The Polish government is reportedly likely to provide a grant to support the investment, which is Intrall's second attempt at establishing itself in the local market. In 2003, the company acquired the troubled Daewoo Motor Poland car factory in Lublin, but it was forced to halt production four years later.
But the investment flow is not just one way. On March 10, Andrzej Zygmunt, first secretary of the Polish Embassy in Russia, was reported by RIA Novosti as saying during a meeting with Smolensk First Deputy Mayor Sergei Maslakov that Polish investors are interested in setting up production facilities in at least 10 regions of Russia, because it's more profitable to manufacture goods for the Russian market on Russian territory than import them from Poland.
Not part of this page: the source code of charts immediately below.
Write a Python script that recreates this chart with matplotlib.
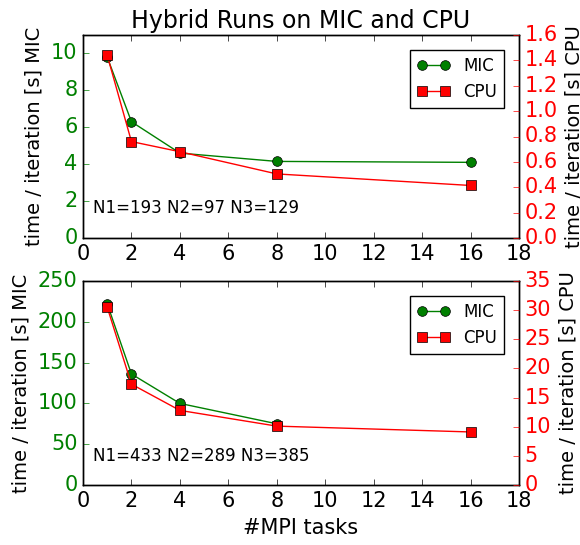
import matplotlib
matplotlib.use("Agg")
from matplotlib import pyplot as plt

plt.style.use('classic')

tasks = [1, 2, 4, 8, 16]

# small grid N1=193 N2=97 N3=129
mic_small = [9.8, 6.3, 4.6, 4.15, 4.1]
cpu_small = [1.44, 0.76, 0.68, 0.505, 0.414]

# large grid N1=433 N2=289 N3=385
mic_large_tasks = [1, 2, 4, 8]
mic_large = [222, 136, 100, 75]
cpu_large = [30.5, 17.3, 12.8, 10.1, 9.1]

fig = plt.figure(figsize=(5.8, 5.45), dpi=100, facecolor='white')

W, H = 580., 545.
ax1 = fig.add_axes([83/W, 1-238/H, 436/W, 203/H])
ax2 = fig.add_axes([83/W, 1-485/H, 436/W, 204/H])

def panel(ax, xm, ym, yc, mic_lim, cpu_lim, txt, ty):
    axr = ax.twinx()
    l1, = ax.plot(xm, ym, 'o-', c='g', mec='k', mew=0.5, ms=7, lw=1)
    l2, = axr.plot(tasks, yc, 's-', c='r', mec='k', mew=0.5, ms=7, lw=1)
    ax.set_xlim(0, 18)
    ax.set_ylim(mic_lim)
    axr.set_ylim(cpu_lim)
    ax.set_ylabel('time / iteration [s] MIC', fontsize=14)
    axr.set_ylabel('time / iteration [s] CPU', fontsize=14)
    ax.tick_params(axis='x', labelsize=15)
    ax.tick_params(axis='y', colors='g', labelsize=15)
    axr.tick_params(axis='y', colors='r', labelsize=15)
    ax.text(0.4, ty, txt, fontsize=12, va='center')
    ax.set_facecolor('white')
    axr.legend([l1, l2], ['MIC', 'CPU'], loc='upper right', fontsize=12,
               numpoints=2, borderaxespad=0.9)
    return axr

panel(ax1, tasks, mic_small, cpu_small, (0, 11), (0, 1.6),
      'N1=193 N2=97 N3=129', 1.6)
panel(ax2, mic_large_tasks, mic_large, cpu_large, (0, 250), (0, 35),
      'N1=433 N2=289 N3=385', 36)

ax1.set_title('Hybrid Runs on MIC and CPU', fontsize=17)
ax2.set_xlabel('#MPI tasks', fontsize=15)

plt.savefig('out.png', dpi=100, facecolor='white')
plt.close()
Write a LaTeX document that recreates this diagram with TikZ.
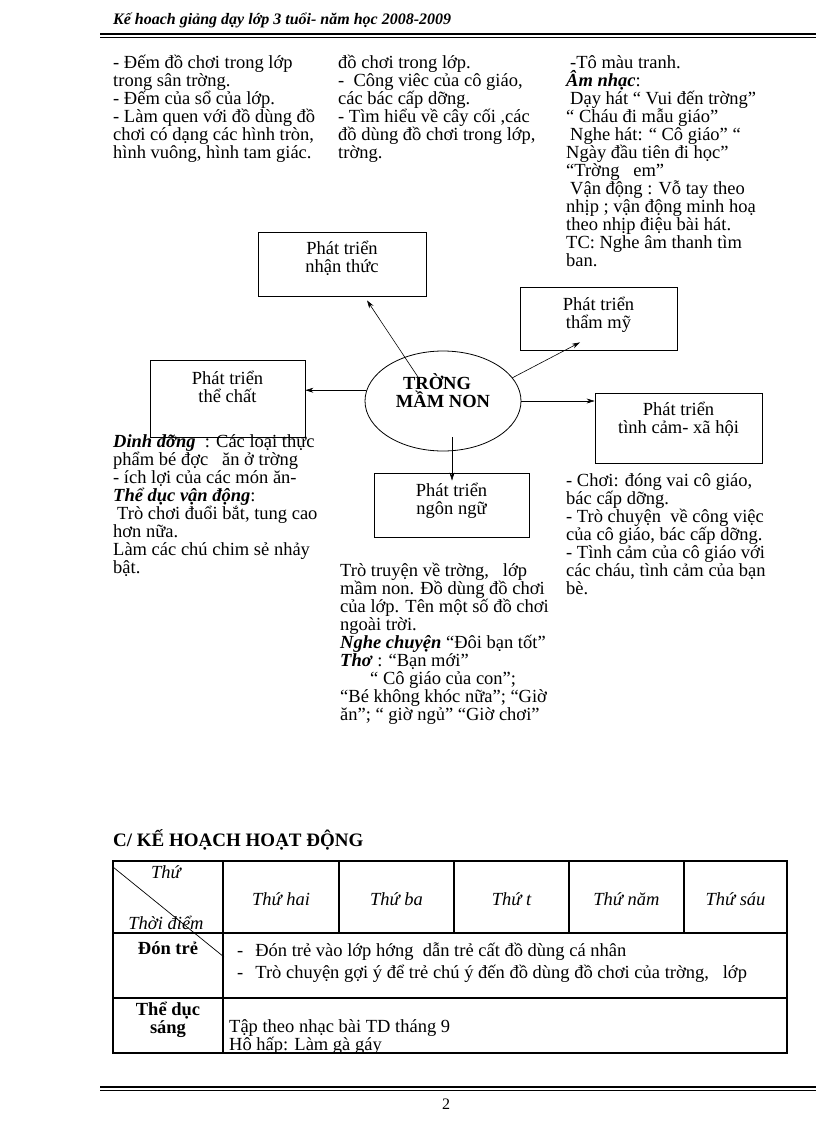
\documentclass[tikz,border=0pt]{standalone}
\usepackage{fontspec}
\setmainfont{Liberation Serif}
\usetikzlibrary{arrows.meta,positioning,shapes.geometric,calc}

\newcommand{\body}{\fontsize{18.5}{18}\selectfont}
\newcommand{\fstrut}{\rule{0pt}{16pt}}
\newcommand{\bitext}[1]{\textbf{\textit{#1}}}

\begin{document}
\begin{tikzpicture}[
        x=1pt, y=-1pt,
        col/.style = {anchor=north west, inner sep=0pt, align=left, font=\body},
        box/.style = {rectangle, draw, line width=0.8pt, align=center, font=\body, inner sep=0pt},
        hub/.style = {ellipse, draw, line width=0.8pt, align=center, font=\body\bfseries, minimum width=156pt, minimum height=100pt, inner sep=0pt, text depth=20pt},
        arr/.style = {-{Stealth[length=8pt,width=5pt]}, line width=0.6pt},
        tabline/.style = {line width=1.2pt},
        cell/.style = {anchor=base, inner sep=0pt, font=\body\itshape},
        rowhead/.style = {anchor=base, inner sep=0pt, font=\body\bfseries}
    ]
    \useasboundingbox (0,0) rectangle (816,1123);

    % Tieu de trang
    \node [anchor=base west, inner sep=0pt, font=\fontsize{16}{16}\selectfont\bfseries\itshape] (title) at (113,25) {Kế hoach giảng dạy lớp 3 tuổi- năm học 2008-2009};
    \draw [line width=1.6pt] (100,34) -- (816,34);
    \draw [line width=0.6pt] (100,37.5) -- (816,37.5);

    % Ba cot noi dung phia tren
    \node [col] (toan) at (113,52) {\fstrut- Đếm đồ chơi trong lớp\\ trong sân trờng.\\ - Đếm của sổ của lớp.\\ - Làm quen với đồ dùng đồ\\ chơi có dạng các hình tròn,\\ hình vuông, hình tam giác.};
    \node [col] (mtxq) at (338,52) {\fstrut đồ chơi trong lớp.\\ -\ \ Công viêc của cô giáo,\\ các bác cấp dỡng.\\ - Tìm hiểu về cây cối ,các\\ đồ dùng đồ chơi trong lớp,\\ trờng.};
    \node [col] (amnhac) at (566,52) {\fstrut\hspace*{4pt}-Tô màu tranh.\\ \bitext{Âm nhạc}:\\ \hspace*{4pt}Dạy hát “ Vui đến trờng”\\ “ Cháu đi mẫu giáo”\\ \hspace*{4pt}Nghe hát: “ Cô giáo” “\\ Ngày đầu tiên đi học”\\ “Trờng\ \ \ em”\\ \hspace*{4pt}Vận động : Vỗ tay theo\\ nhịp ; vận động minh hoạ\\ theo nhịp điệu bài hát.\\ TC: Nghe âm thanh tìm\\ ban.};

    % Cac khoi phat trien
    \node [box, minimum width=168pt, minimum height=64pt, text depth=15pt] (nhanthuc) at (342,264) {Phát triển\\ nhận thức};
    \node [box, minimum width=157pt, minimum height=63pt, text depth=12pt] (thammy) at (598.5,318.5) {Phát triển\\ thẩm mỹ};
    \node [box, minimum width=155pt, minimum height=77pt, text depth=24pt] (thechat) at (227.5,398.5) {Phát triển\\ thể chất};
    \node [box, minimum width=167pt, minimum height=70pt, text depth=21pt] (tinhcam) at (678.5,428) {Phát triển\\ tình cảm- xã hội};
    \node [box, minimum width=155pt, minimum height=64pt, text depth=13pt] (ngonngu) at (451.5,505) {Phát triển\\ ngôn ngữ};

    % Nut trung tam
    \node [hub] (truong) at (443,401) {TRỜNG\hspace*{12pt}\\ MẦM NON};

    % Mui ten toa ra
    \draw [arr] ($(truong.center)+(-23,-21)$) -- ($(nhanthuc.south)+(25,4)$);
    \draw [arr] ($(truong.center)+(69,-23)$) -- ($(thammy.south)+(-18.5,-8)$);
    \draw [arr] (truong.172) -- (truong.172 -| thechat.east);
    \draw [arr] (truong.east) -- (truong.east -| tinhcam.west);
    \draw [arr] ($(truong.center)+(9,36)$) -- ($(ngonngu.north)+(0.5,8)$);

    % Noi dung duoi cac khoi
    \node [col] (thechatnd) at (113,431) {\fstrut\bitext{Dinh dỡng}\ \ : Các loại thực\\ phẩm bé đợc\ \ \ ăn ở trờng\\ - ích lợi của các món ăn-\\ \bitext{Thể dục vận động}:\\ \hspace*{4pt}Trò chơi đuổi bắt, tung cao\\ hơn nữa.\\ Làm các chú chim sẻ nhảy\\ bật.};
    \node [col] (ngonngund) at (340,560) {\fstrut Trò truyện về trờng,\ \ \ lớp\\ mầm non. Đồ dùng đồ chơi\\ của lớp. Tên một số đồ chơi\\ ngoài trời.\\ \bitext{Nghe chuyện} “Đôi bạn tốt”\\ \bitext{Thơ} : “Bạn mới”\\ \hspace*{30pt}“ Cô giáo của con”;\\ “Bé không khóc nữa”; “Giờ\\ ăn”; “ giờ ngủ” “Giờ chơi”};
    \node [col] (tinhcamnd) at (566,470) {\fstrut- Chơi: đóng vai cô giáo,\\ bác cấp dỡng.\\ - Trò chuyện\ \ về công việc\\ của cô giáo, bác cấp dỡng.\\ - Tình cảm của cô giáo với\\ các cháu, tình cảm của bạn\\ bè.};

    % Bang ke hoach hoat dong
    \node [anchor=base west, inner sep=0pt, font=\fontsize{19}{19}\selectfont\bfseries] (kehoach) at (113,846) {C/ KẾ HOẠCH HOẠT ĐỘNG};
    \draw [tabline] (113,861) rectangle (787,1053);
    \draw [tabline] (113,933) -- (787,933);
    \draw [tabline] (113,998) -- (787,998);
    \draw [tabline] (223,861) -- (223,1053);
    \foreach \xc in {339,454,569,684}
        \draw [tabline] (\xc,861) -- (\xc,933);
    \draw [line width=0.7pt] (113,867) -- (224,957);

    \node [cell] (thu) at (166,878) {Thứ};
    \node [cell] (thoidiem) at (166,929) {Thời điểm};
    \foreach \d/\xa/\xb [count=\i] in {Thứ hai/223/339, Thứ ba/339/454, Thứ t/454/569, Thứ năm/569/684, Thứ sáu/684/787}
        \node [cell] (day\i) at ({(\xa+\xb)/2},905) {\d};

    \node [rowhead] (dontre) at (168,954) {Đón trẻ};
    \node [anchor=base west, inner sep=0pt, font=\body] (dt1) at (237,956) {-\hspace{12pt}Đón trẻ vào lớp hớng\ \ dẫn trẻ cất đồ dùng cá nhân};
    \node [anchor=base west, inner sep=0pt, font=\body] (dt2) at (237,978) {-\hspace{12pt}Trò chuyện gợi ý để trẻ chú ý đến đồ dùng đồ chơi của trờng,\ \ \ lớp};

    \node [rowhead, align=center, anchor=north] (theduc) at (168,1002) {Thể dục\\ sáng};
    \begin{scope}
        \clip (223,998) rectangle (787,1053);
        \node [anchor=base west, inner sep=0pt, align=left, font=\body] (td) at (229,1032) {Tập theo nhạc bài TD tháng 9};
        \node [anchor=base west, inner sep=0pt, align=left, font=\body] (hh) at (229,1050) {Hô hấp: Làm gà gáy};
    \end{scope}

    % Chan trang
    \draw [line width=1.6pt] (100,1087) -- (816,1087);
    \draw [line width=0.6pt] (100,1090.5) -- (816,1090.5);
    \node [anchor=base, inner sep=0pt, font=\fontsize{16}{16}\selectfont] (trang) at (446,1109) {2};
\end{tikzpicture}
\end{document}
Though the level of accumulated Polish investments in Russia is rather low at present, a mere $600m, Zygmunt said Polish business activity in Russia is growing every year, with the embassy receiving 3,000 applications from Polish businessmen wishing to set up operations in different parts of Russia. He said Moscow and the region surrounding it account for about 50% of Polish imports, with rest going to the regions of Smolensk, Kemerovo, Chelyabinsk and Sverdlovsk and others.
According to Anatoly Leyrikh, chief executive of Intrall Rus, the carmaker has been long planning to invest in Poland, and was particularly interested in launching its latest venture in the Zachodniopomorskie region. The convenient locale of the region, which lies at the crossroads of transport routes connecting Western and Eastern Europe, and its positive investment climate have played a decisive role in sealing the deal, he said. These factors, as well as the presence of highly-qualified engineers, "create proper conditions for establishing a research and development centre where we will design the majority of our new cars," Leyrich said at the signing ceremony on February 7.
Hopefully, the latest project by Intrall could lure other automotive investments to Poland, also from across the eastern border, industry analysts say. They also point out that there is a potentially strong demand for cheaper, locally-built commercial vehicles in Poland, and Intrall's cars would likely fit into this niche.
Poland is home to 16 out of a total of 41 vehicle and engine plants located in the EU's emerging European member states. However, one major preoccupation of Poles is the growing competition the country's automotive industry faces from other automotive hubs in the region, such as the Czech Republic, Slovakia and Hungary. "Poland's latest car plant was set up back in 2000. Since then, all major manufacturers have chosen to invest in neighbouring countries," says Wojciech Drzewiecki, head of Samar, an automotive market research firm based in Warsaw. "If Poland wants to foster new automotive investments, the government should focus on encouraging investments by leading manufacturers... but also on strengthening the domestic market. Domestic sales account for less than 3% of Poland's car output, which is far below the level expected by potential investors."
Recent data from Samar confirms that Poland's automotive industry is chiefly export-oriented. In 2010, a total of 799,255 passenger vehicles rolled off the local assembly lines, down 4.1% from the year earlier, including some 533,455 units which left the production lines at the country's largest production facility, the Fiat Auto Poland plant in Tychy. Of these, approximately 97.4% were exported, Samar says.
In Poland's light commercial vehicle (LCV) segment, the disproportion is just as apparent. Last year, some 87,986 LCVs were made at Volkswagen's factory in Poznan and Fiat's plant in Tychy. According to Samar, nearly 96.7% of the aggregate output by the two OEMs (Original Equipment Manufacturers) was intended for export. "With such high dependency from foreign markets, it will probably be long before Poland's automotive market reaches stability," says Drzewiecki, adding that this weakness is echoed in the way the country's monthly car sales often fluctuate wildly from month to month.